SEATTLE — Gov. Jay Inslee stood with the governors of California and Oregon and a Canadian province official several weeks ago and agreed to put a price on greenhouse gas pollution and mandate the use of cleaner-burning fuels.
Environmental groups cheered the news, and the climate deal got wide media attention. But the governor faces a tougher sell in Olympia as he tries in coming months to persuade lawmakers to back some of his more ambitious carbon-reducing ideas.
A bipartisan group formed by the Legislature has been meeting since spring to recommend cost-effective strategies. With a Dec. 31 deadline to finalize a report, there appears to be little agreement yet on strategies.
“We’ve reached a point in the process where folks’ philosophical differences are becoming clearer than ever,” Rep. Joe Fitzgibbon, D-Burien, said last month. “At the (Nov. 6) meeting, it seemed clear that it’s going to be very difficult for us to get a majority vote for any meaningful recommendation.”
The five-member group, which includes the governor as a non-voting member, meets again Friday. A public hearing is scheduled for Dec. 13 in Olympia. Any recommendation needs approval from at least three panelists. The group is split along party lines on many ideas.
Inslee spokeswoman Jaime Smith said Wednesday the governor is confident the group will come up with some productive recommendations. Inslee favors some ambitious strategies, including capping carbon pollution, phasing out coal-fired electricity, investing in clean energy research and developing lower carbon fuel standards.
A 2008 state law called for Washington to return to 1990 greenhouse gas emissions levels by 2020, and for greater reductions beyond that. In 2010, Washington state emitted 96 million metric tons of carbon dioxide, up from about 88.4 million a decade earlier.
Sen. Doug Ericksen, R-Ferndale, one of two Republicans on the group, has noted there’s no penalty for not meeting those climate goals.
“In 2008, the Legislature passed nonbinding goals of reducing carbon with absolutely no mandate or teeth,” said Ericksen, who is chairman of the Senate’s energy, environment and telecommunications committee.
Meanwhile, the other Republican on the panel, Rep.
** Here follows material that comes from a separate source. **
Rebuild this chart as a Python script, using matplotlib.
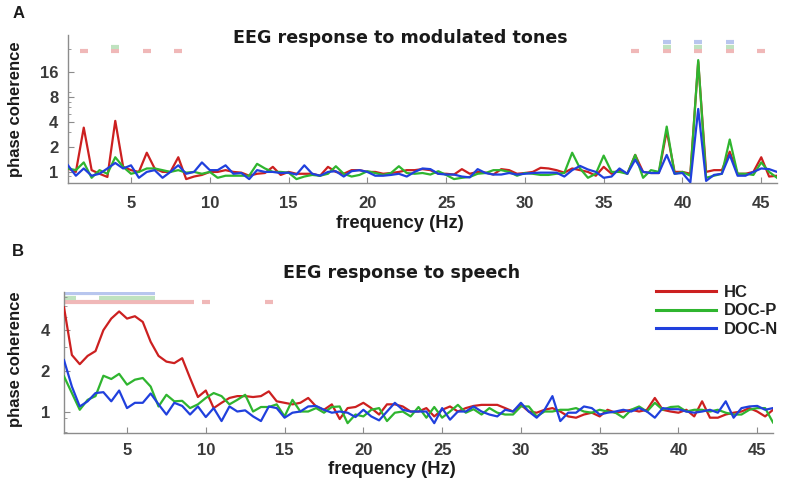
import numpy as np
import matplotlib
matplotlib.use('Agg')
import matplotlib.pyplot as plt
from matplotlib.ticker import FixedLocator, LogLocator, NullFormatter, FixedFormatter

plt.rcParams['font.family'] = ['Liberation Sans', 'DejaVu Sans']
plt.rcParams['font.weight'] = 'bold'

# frequency bins (Hz), 0.5 Hz resolution
freqs = np.arange(1, 46.5, 0.5)

# Panel A: modulated tones
tones_hc = [1.1, 1.0, 3.4, 1.05, 0.95, 0.87, 4.1, 1.15, 1.05, 1.0,
            1.7, 1.1, 1.0, 1.0, 1.5, 0.82, 0.88, 0.92, 1.0, 1.0,
            1.05, 1.0, 0.98, 0.9, 0.95, 0.97, 1.15, 0.92, 1.0, 0.95,
            0.95, 0.95, 0.9, 1.15, 1.0, 0.95, 1.05, 1.05, 1.0, 1.0,
            0.95, 0.97, 1.0, 1.05, 1.05, 1.08, 1.05, 0.95, 0.95, 0.93,
            1.08, 0.95, 1.0, 0.98, 0.93, 1.08, 1.05, 0.95, 0.97, 1.0,
            1.12, 1.1, 1.05, 0.98, 1.1, 1.05, 1.0, 0.9, 1.15, 0.95,
            1.05, 0.95, 1.6, 1.0, 0.97, 0.97, 3.1, 1.0, 1.0, 0.95,
            21.0, 1.0, 1.05, 1.05, 1.75, 0.95, 0.95, 1.0, 1.5, 0.88,
            0.9]
tones_docp = [1.1, 1.05, 1.3, 0.85, 1.05, 0.95, 1.5, 1.15, 0.95, 1.0,
              1.1, 1.1, 1.05, 1.0, 1.05, 0.98, 1.0, 0.95, 1.0, 0.85,
              0.9, 0.9, 0.9, 0.9, 1.25, 1.1, 1.0, 1.0, 0.98, 0.82,
              0.88, 0.92, 0.9, 0.95, 1.17, 0.95, 0.88, 0.92, 1.02, 0.97,
              0.92, 0.97, 1.17, 0.97, 0.95, 0.97, 0.93, 1.02, 0.92, 0.82,
              0.85, 0.87, 0.95, 0.97, 1.05, 1.05, 1.0, 0.9, 0.97, 0.95,
              0.92, 0.92, 0.95, 0.97, 1.7, 1.1, 0.85, 0.95, 1.57, 1.0,
              1.0, 0.95, 1.6, 0.85, 1.05, 1.0, 3.5, 0.95, 1.0, 0.9,
              22.0, 0.85, 0.9, 0.95, 2.45, 0.95, 0.95, 0.92, 1.3, 1.0,
              0.85]
tones_docn = [1.2, 0.9, 1.1, 0.9, 0.95, 1.1, 1.28, 1.1, 1.2, 0.85,
              1.0, 1.05, 0.85, 1.0, 1.2, 0.95, 1.0, 1.3, 1.05, 1.05,
              1.2, 0.95, 0.97, 0.82, 1.05, 1.0, 1.0, 0.97, 0.98, 0.93,
              1.2, 0.95, 0.9, 1.0, 1.02, 0.88, 1.02, 1.05, 1.0, 0.9,
              0.9, 0.92, 0.95, 0.88, 1.0, 1.1, 1.08, 0.95, 0.93, 0.93,
              0.88, 0.86, 1.08, 0.97, 0.93, 0.93, 0.97, 0.93, 0.95, 0.97,
              0.98, 0.98, 0.98, 0.88, 1.05, 1.18, 1.07, 1.0, 0.85, 0.88,
              1.1, 0.95, 1.4, 1.0, 0.97, 0.97, 1.6, 0.95, 0.97, 0.75,
              5.7, 0.78, 0.92, 0.95, 1.6, 0.9, 0.9, 1.0, 1.1, 1.08,
              1.0]

# Panel B: speech
speech_hc = [5.9, 2.62, 2.24, 2.58, 2.8, 4.0, 4.87, 5.5, 4.87, 5.07,
             4.6, 3.28, 2.58, 2.34, 2.28, 2.48, 1.77, 1.28, 1.43, 1.06,
             1.16, 1.26, 1.3, 1.3, 1.28, 1.3, 1.41, 1.19, 1.16, 1.13,
             1.16, 1.26, 1.09, 1.03, 1.13, 0.88, 1.06, 1.08, 1.16, 1.06,
             0.95, 1.13, 1.13, 1.09, 1.0, 1.0, 1.06, 0.92, 1.03, 1.09,
             1.0, 1.06, 1.1, 1.12, 1.12, 1.12, 1.06, 1.0, 1.12, 1.0,
             0.98, 1.03, 1.06, 1.0, 0.92, 0.9, 0.95, 0.98, 0.92, 1.03,
             0.98, 1.0, 1.03, 1.0, 1.03, 1.26, 1.03, 1.0, 0.98, 1.03,
             0.92, 1.19, 0.9, 0.9, 0.95, 0.98, 1.0, 1.06, 1.0, 0.92,
             1.03]
speech_docp = [1.82, 1.37, 1.03, 1.22, 1.3, 1.84, 1.74, 1.9, 1.58, 1.72,
               1.77, 1.53, 1.09, 1.33, 1.19, 1.2, 1.06, 1.13, 1.26, 1.37,
               1.3, 1.13, 1.22, 1.33, 1.0, 1.08, 1.08, 1.13, 0.92, 1.22,
               1.0, 1.0, 1.06, 0.98, 1.08, 1.09, 0.82, 0.95, 0.92, 1.03,
               1.06, 0.85, 0.98, 1.0, 0.92, 1.08, 0.9, 1.08, 0.9, 1.0,
               1.12, 0.98, 1.04, 0.95, 1.06, 0.98, 0.95, 0.95, 1.09, 1.09,
               0.92, 1.0, 1.0, 1.03, 1.03, 1.06, 1.0, 0.98, 1.03, 1.0,
               0.98, 0.9, 1.03, 1.09, 1.0, 1.16, 1.03, 1.08, 1.09, 1.0,
               1.03, 1.03, 1.0, 1.03, 0.98, 0.95, 0.95, 1.03, 1.06, 1.06,
               0.83]
speech_docn = [2.4, 1.53, 1.09, 1.19, 1.37, 1.39, 1.19, 1.43, 1.06, 1.16,
               1.16, 1.36, 1.13, 0.95, 1.16, 1.1, 0.95, 1.09, 0.91, 1.06,
               0.85, 1.09, 1.0, 1.02, 0.92, 0.85, 1.09, 1.06, 0.9, 0.98,
               1.0, 1.09, 1.1, 1.03, 0.98, 1.0, 0.98, 0.91, 1.03, 0.92,
               0.86, 1.0, 1.16, 1.03, 1.0, 1.0, 1.0, 0.82, 1.06, 0.87,
               1.0, 1.0, 1.09, 1.0, 0.95, 0.92, 1.03, 1.0, 1.16, 1.0,
               0.9, 1.03, 1.3, 0.85, 0.98, 0.98, 1.09, 1.06, 0.95, 0.98,
               1.0, 1.03, 1.0, 1.06, 1.0, 0.9, 1.06, 1.04, 1.04, 1.0,
               0.98, 1.0, 1.03, 0.98, 1.19, 0.9, 1.06, 1.09, 1.1, 1.03,
               1.06]

# significant frequency bins
sig_tones_hc = [2, 4, 6, 8, 37, 39, 41, 43, 45]
sig_tones_docp = [4, 39, 41, 43]
sig_tones_docn = [39, 41, 43]
sig_speech_hc = [1, 1.5, 2, 2.5, 3, 3.5, 4, 4.5, 5, 5.5, 6, 6.5, 7, 7.5, 8, 8.5, 9, 10, 14]
sig_speech_docp = [1, 1.5, 3.5, 4, 4.5, 5, 5.5, 6, 6.5]
sig_speech_docn = [1, 1.5, 2, 2.5, 3, 3.5, 4, 4.5, 5, 5.5, 6, 6.5]

labels = ['HC', 'DOC-P', 'DOC-N']
colors = ['#cc2020', '#2fb52f', '#2040dd']
sig_colors = ['#f0b8b8', '#bfe2bf', '#b8c6ee']

W, H = 787, 484
fig = plt.figure(figsize=(W / 100, H / 100), dpi=100)
ax1 = fig.add_axes([68 / W, 1 - 183.3 / H, (777 - 68) / W, (183.3 - 35) / H])
ax2 = fig.add_axes([64 / W, 1 - 433.3 / H, (773 - 64) / W, (433.3 - 291.7) / H])

gray = '#8c8c8c'
tick_col = '#3a3a3a'


def style(ax, yticks, ylim, xpad, ypad):
    ax.set_yscale('log')
    ax.set_xlim(1, 46)
    ax.set_ylim(*ylim)
    for s in ['top', 'right']:
        ax.spines[s].set_visible(False)
    for s in ['left', 'bottom']:
        ax.spines[s].set_color(gray)
        ax.spines[s].set_linewidth(1.0)
    ax.set_xticks([5, 10, 15, 20, 25, 30, 35, 40, 45])
    ax.yaxis.set_major_locator(FixedLocator(yticks))
    ax.yaxis.set_major_formatter(FixedFormatter([str(t) for t in yticks]))
    ax.yaxis.set_minor_locator(LogLocator(base=10, subs=(3, 5, 6, 7, 9)))
    ax.yaxis.set_minor_formatter(NullFormatter())
    ax.tick_params(axis='both', which='major', direction='in', length=4,
                   color=gray, labelsize=12, labelcolor=tick_col)
    ax.tick_params(axis='x', pad=xpad)
    ax.tick_params(axis='y', pad=ypad)
    ax.tick_params(axis='y', which='minor', direction='in', length=2.5, color=gray)
    for lab in ax.get_xticklabels() + ax.get_yticklabels():
        lab.set_fontweight('bold')


def sig_bars(ax, sig_lists, levels):
    for sig, col, lev in zip(sig_lists, sig_colors, levels):
        for f in sig:
            ax.hlines(lev, f - 0.25, f + 0.25, colors=col, linewidth=3, zorder=1)


style(ax1, [1, 2, 4, 8, 16], (0.73, 44), 9.5, 7)
style(ax2, [1, 2, 4], (0.69, 7.7), 7, 10)

for ys, c in zip([tones_hc, tones_docp, tones_docn], colors):
    ax1.plot(freqs, ys, color=c, linewidth=1.6, zorder=3)
sig_bars(ax1, [sig_tones_hc, sig_tones_docp, sig_tones_docn], [28.4, 32, 36.5])

lines = []
for ys, c, lab in zip([speech_hc, speech_docp, speech_docn], colors, labels):
    ln, = ax2.plot(freqs, ys, color=c, linewidth=1.6, zorder=3, label=lab)
    lines.append(ln)
sig_bars(ax2, [sig_speech_hc, sig_speech_docp, sig_speech_docn], [6.45, 6.96, 7.5])

leg = ax2.legend(lines, labels, loc='upper left',
                 bbox_to_anchor=(656 / W, 1 - 285 / H), bbox_transform=fig.transFigure,
                 frameon=False, borderpad=0, borderaxespad=0, handlelength=3.6,
                 handletextpad=0.5, labelspacing=0.2,
                 prop={'size': 12, 'weight': 'bold'})
for t in leg.get_texts():
    t.set_color('#222222')
for l in leg.get_lines():
    l.set_linewidth(2.2)

txt = dict(fontsize=12, fontweight='bold', color='#1a1a1a')
ttl = dict(fontsize=12.6, fontweight='bold', color='#1a1a1a', family=['DejaVu Sans'])
fig.text(400 / W, 1 - 38 / H, 'EEG response to modulated tones', ha='center', va='center', **ttl)
fig.text(402 / W, 1 - 273 / H, 'EEG response to speech', ha='center', va='center', **ttl)
fig.text(400 / W, 1 - 224 / H, 'frequency (Hz)', ha='center', va='center',
         fontsize=13.2, fontweight='bold', color='#1a1a1a')
fig.text(392 / W, 1 - 469 / H, 'frequency (Hz)', ha='center', va='center',
         fontsize=13.2, fontweight='bold', color='#1a1a1a')
fig.text(16 / W, 1 - 109 / H, 'phase coherence', ha='center', va='center', rotation=90, **txt)
fig.text(16 / W, 1 - 359 / H, 'phase coherence', ha='center', va='center', rotation=90, **txt)
fig.text(19 / W, 1 - 13 / H, 'A', ha='center', va='center', **txt)
fig.text(18 / W, 1 - 251 / H, 'B', ha='center', va='center', **txt)

fig.savefig('out.png', dpi=100)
Shelly Short, has said lawmakers could revisit that 2008 law if it doesn’t work economically for businesses and citizens. Short, who represents a district in northeastern Washington, wants to see the state maximize its hydroelectric power or tap conservation strategies.
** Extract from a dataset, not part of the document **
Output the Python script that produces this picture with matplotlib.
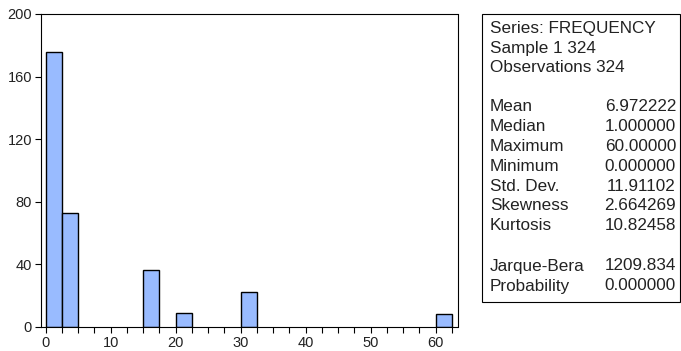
import matplotlib.pyplot as plt
from matplotlib.patches import Rectangle
import numpy as np

# histogram bins (left edges) and counts
bin_left = [0.0, 2.5, 15.0, 20.0, 30.0, 60.0]
counts = [176, 73, 36, 9, 22, 8]
bin_width = 2.5

header = ["Series: FREQUENCY", "Sample 1 324", "Observations 324"]
stat_names = ["Mean", "Median", "Maximum", "Minimum", "Std. Dev.", "Skewness", "Kurtosis"]
stat_values = ["6.972222", "1.000000", "60.00000", "0.000000", "11.91102", "2.664269", "10.82458"]
test_names = ["Jarque-Bera", "Probability"]
test_values = ["1209.834", "0.000000"]

plt.rcParams['font.family'] = ['Liberation Sans', 'DejaVu Sans']

W, H = 681, 351
fig = plt.figure(figsize=(W / 100, H / 100), dpi=100)
ax = fig.add_axes([41 / W, 1 - 326.7 / H, (457.5 - 41) / W, (326.7 - 14) / H])

ax.bar(bin_left, counts, width=bin_width, align='edge',
       color='#99bbff', edgecolor='black', linewidth=1.0)

ax.set_xlim(-0.72, 63.35)
ax.set_ylim(0, 200)
ax.set_yticks(np.arange(0, 201, 40))
ax.set_xticks(np.arange(0, 61, 10))
ax.set_xticks(np.arange(0, 63, 2.5), minor=True)
ax.tick_params(axis='both', which='both', direction='out', length=4.5, width=0.8,
               labelsize=10.5, color='black', labelcolor='#222222', pad=2)
for s in ax.spines.values():
    s.set_linewidth(0.8)

# stats panel
fig.patches.append(Rectangle((482 / W, 1 - 302 / H), (680 - 482) / W, (302 - 14) / H,
                             transform=fig.transFigure, fill=False,
                             edgecolor='black', linewidth=0.8))

def put(y, left, right=None):
    fig.text(490 / W, 1 - y / H, left, fontsize=12.3, va='center', ha='left', color='#222222')
    if right is not None:
        fig.text(676 / W, 1 - y / H, right, fontsize=12.3, va='center', ha='right', color='#222222')

for i, t in enumerate(header):
    put(28 + 20 * i, t)
for i, (n, v) in enumerate(zip(stat_names, stat_values)):
    put(107 + 19.8 * i, n, v)
for i, (n, v) in enumerate(zip(test_names, test_values)):
    put(266 + 20 * i, n, v)

fig.savefig('out.png', dpi=100)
Sen. Kevin Ranker, D-Orcas Island, says the state must consider bolder proposals, such as a cap-and-trade program, low-carbon fuels or working with utilities to transition away from coal-powered electricity.
Ranker said he’s optimistic about a bipartisan legislative agreement. But failing that, he said, the state needs to move forward, whether through citizen initiative or executive order.
Jessica Finn Coven, state director for Climate Solutions, said some proposals could be accomplished outside the Legislature. In 2011, former Gov. Chris Gregoire reached an agreement with TransAlta to shut down its boilers at the state’s only coal-fired power plant by 2025. The Sierra Club and other environmentalists are urging Puget Sound Energy to stop buying coal-fired electricity. The Bellevue-based utility has been a leader in wind energy, but relies on coal for 30 percent of its electricity mix.
PSE spokesman Grant Ringel said the utility realizes customers want cleaner energy but it also must balances the need to keep electric bills affordable.